● **Supplied material**
□ □ □ □

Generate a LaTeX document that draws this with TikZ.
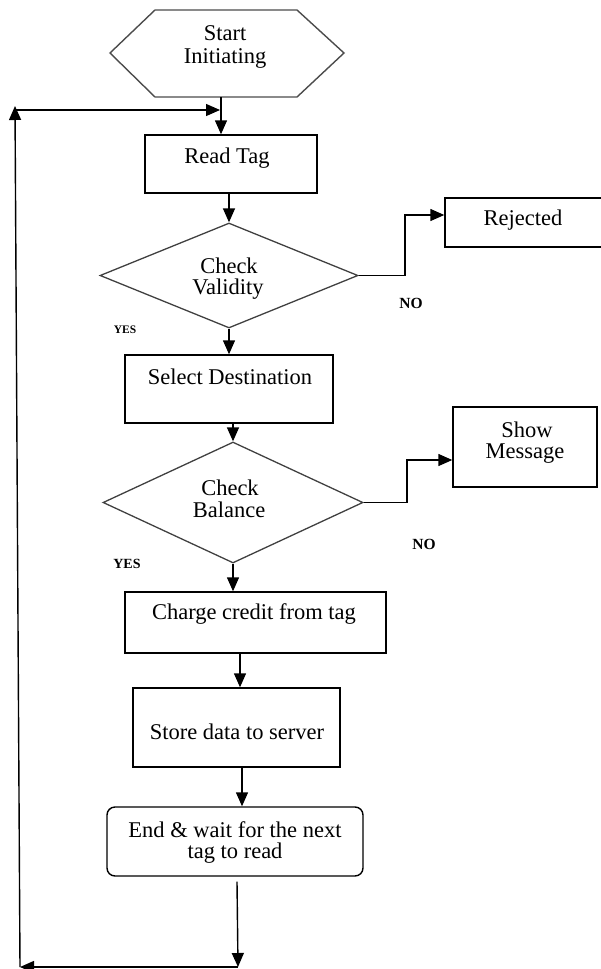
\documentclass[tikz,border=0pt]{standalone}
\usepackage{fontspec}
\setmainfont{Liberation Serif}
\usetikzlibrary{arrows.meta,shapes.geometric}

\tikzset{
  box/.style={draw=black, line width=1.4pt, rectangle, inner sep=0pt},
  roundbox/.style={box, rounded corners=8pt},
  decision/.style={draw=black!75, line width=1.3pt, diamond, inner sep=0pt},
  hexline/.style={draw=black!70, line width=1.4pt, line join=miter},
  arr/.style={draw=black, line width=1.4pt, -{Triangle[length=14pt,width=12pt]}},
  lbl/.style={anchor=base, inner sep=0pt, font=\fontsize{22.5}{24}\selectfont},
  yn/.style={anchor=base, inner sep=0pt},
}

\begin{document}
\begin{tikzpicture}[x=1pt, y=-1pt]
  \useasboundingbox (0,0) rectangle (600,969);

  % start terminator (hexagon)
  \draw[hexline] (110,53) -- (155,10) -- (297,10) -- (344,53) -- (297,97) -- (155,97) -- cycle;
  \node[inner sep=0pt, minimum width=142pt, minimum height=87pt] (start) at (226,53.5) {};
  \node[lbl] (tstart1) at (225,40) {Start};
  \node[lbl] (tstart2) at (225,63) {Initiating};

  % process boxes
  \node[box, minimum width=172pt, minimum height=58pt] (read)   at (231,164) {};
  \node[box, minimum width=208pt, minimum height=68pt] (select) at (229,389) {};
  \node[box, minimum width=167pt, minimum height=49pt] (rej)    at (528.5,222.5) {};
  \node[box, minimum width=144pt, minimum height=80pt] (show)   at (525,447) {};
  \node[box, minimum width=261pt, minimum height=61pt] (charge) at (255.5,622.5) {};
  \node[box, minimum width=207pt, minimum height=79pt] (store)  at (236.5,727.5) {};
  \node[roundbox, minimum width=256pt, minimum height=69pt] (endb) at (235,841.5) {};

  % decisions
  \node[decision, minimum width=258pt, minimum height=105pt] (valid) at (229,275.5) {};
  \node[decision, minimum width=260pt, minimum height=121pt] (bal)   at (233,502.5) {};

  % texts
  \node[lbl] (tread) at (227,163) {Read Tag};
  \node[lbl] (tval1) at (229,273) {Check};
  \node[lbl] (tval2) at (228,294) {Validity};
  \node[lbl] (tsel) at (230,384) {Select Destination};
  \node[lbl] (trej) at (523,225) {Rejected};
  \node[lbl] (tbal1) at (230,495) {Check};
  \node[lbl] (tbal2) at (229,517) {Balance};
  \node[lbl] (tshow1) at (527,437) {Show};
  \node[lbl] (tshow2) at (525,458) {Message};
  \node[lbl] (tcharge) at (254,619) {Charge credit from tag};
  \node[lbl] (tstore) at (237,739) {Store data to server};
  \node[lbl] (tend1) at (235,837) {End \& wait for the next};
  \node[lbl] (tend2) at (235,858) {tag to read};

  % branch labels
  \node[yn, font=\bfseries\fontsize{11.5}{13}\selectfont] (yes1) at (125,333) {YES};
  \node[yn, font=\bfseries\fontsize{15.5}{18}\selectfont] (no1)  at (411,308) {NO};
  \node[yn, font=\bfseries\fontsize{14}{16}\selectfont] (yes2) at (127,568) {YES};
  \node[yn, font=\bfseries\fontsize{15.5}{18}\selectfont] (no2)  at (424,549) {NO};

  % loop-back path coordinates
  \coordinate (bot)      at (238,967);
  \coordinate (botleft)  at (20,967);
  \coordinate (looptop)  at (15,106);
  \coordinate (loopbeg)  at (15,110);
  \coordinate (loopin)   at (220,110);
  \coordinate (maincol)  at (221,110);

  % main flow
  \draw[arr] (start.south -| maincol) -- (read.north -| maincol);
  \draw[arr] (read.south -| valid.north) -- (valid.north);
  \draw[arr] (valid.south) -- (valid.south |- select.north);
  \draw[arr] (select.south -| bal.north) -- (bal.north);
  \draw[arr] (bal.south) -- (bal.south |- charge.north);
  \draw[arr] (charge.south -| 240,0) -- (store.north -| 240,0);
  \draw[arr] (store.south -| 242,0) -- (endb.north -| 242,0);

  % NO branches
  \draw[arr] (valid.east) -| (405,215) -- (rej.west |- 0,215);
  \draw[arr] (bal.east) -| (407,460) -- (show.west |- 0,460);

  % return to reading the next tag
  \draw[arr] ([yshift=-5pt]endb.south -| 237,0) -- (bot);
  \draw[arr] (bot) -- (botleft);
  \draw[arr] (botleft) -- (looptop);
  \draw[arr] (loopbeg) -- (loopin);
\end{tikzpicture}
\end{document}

□ □ □ □

● **Work instructions**
Leave out the pictures, then repeat the listing above exactly from its first line to the line with "(tstart2) at (225,63)", inclusive.

● **Written solution**
Generate a LaTeX document that draws this with TikZ.
\documentclass[tikz,border=0pt]{standalone}
\usepackage{fontspec}
\setmainfont{Liberation Serif}
\usetikzlibrary{arrows.meta,shapes.geometric}

\tikzset{
  box/.style={draw=black, line width=1.4pt, rectangle, inner sep=0pt},
  roundbox/.style={box, rounded corners=8pt},
  decision/.style={draw=black!75, line width=1.3pt, diamond, inner sep=0pt},
  hexline/.style={draw=black!70, line width=1.4pt, line join=miter},
  arr/.style={draw=black, line width=1.4pt, -{Triangle[length=14pt,width=12pt]}},
  lbl/.style={anchor=base, inner sep=0pt, font=\fontsize{22.5}{24}\selectfont},
  yn/.style={anchor=base, inner sep=0pt},
}

\begin{document}
\begin{tikzpicture}[x=1pt, y=-1pt]
  \useasboundingbox (0,0) rectangle (600,969);

  % start terminator (hexagon)
  \draw[hexline] (110,53) -- (155,10) -- (297,10) -- (344,53) -- (297,97) -- (155,97) -- cycle;
  \node[inner sep=0pt, minimum width=142pt, minimum height=87pt] (start) at (226,53.5) {};
  \node[lbl] (tstart1) at (225,40) {Start};
  \node[lbl] (tstart2) at (225,63) {Initiating};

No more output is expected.